As a student at the University of Washington School of Law, Bauman knew she wanted to work as a public interest lawyer with a focus on housing issues. She took every course she could that involved civil rights, human rights, and poverty-related issues. Instead of following her classmates onto moot court teams or to summer associateships at big law firms, she sought internships with nonprofit legal organizations.

“I wouldn’t necessarily recommend my path to others as the path, but I felt confident that it was right for me,” says Bauman.

Following her first year of law school, Bauman traveled to Anchorage, Alaska, for an internship with Covenant House, a legal service provider for homeless youth. That experience solidified her interest in working on housing issues and homelessness.

During her third year of law school, she interned with the Public Defender Association in Seattle, where she witnessed the populations she sought to advocate for get caught up in a system that was inherently unfair. The experience ultimately inspired her to find a job as a public defender after she finished her degree.

Throughout her career, Bauman says she experiences a pull between a desire to work on housing issues and homelessness on a larger scale — like advocating for more effective, compassionate housing policies at the local and national level — and a desire to help clients on an individual basis.

After extensive experience as a public defender and as a public interest lawyer working on public policy advocacy, Bauman concedes that there is no one type of career that she can confidently say makes the greatest impact. “A career spent advancing impactful policies is not more valuable than a career full of helping people to regain their freedom or get housing. There is a role for all of us to play,” she says.

However, Bauman says, the pace of change can be frustrating when advocating for new policy related to poverty and homelessness.

“When you’re trying to get people to think about homelessness in a constructive way, and they’re still stuck on the idea that all homeless people choose to live outside because they’re drug addicts, it’s frustrating,” says Bauman. “You realize we’re not even at square one in discussing solutions. We’re still dispelling myths."

While working to change public opinion and shift public policy on housing issues and homelessness can be frustrating, Bauman finds her work incredibly rewarding.

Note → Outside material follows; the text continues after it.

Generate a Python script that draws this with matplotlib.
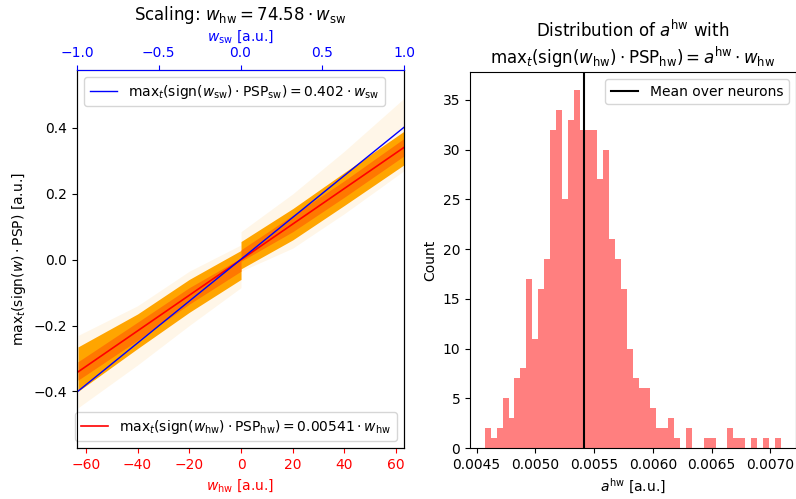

“Seeing the lightbulb go off on in the mind of a lawmaker when you convince them about how and why using police responses to unsheltered homelessness will never work and will always be a waste of taxpayer dollars feels great. But, more than anything, it feels good to see people who are too often powerless stand up for their rights, for their dignity, and for justice. It is amazing to spend each day being part of that,” Bauman says.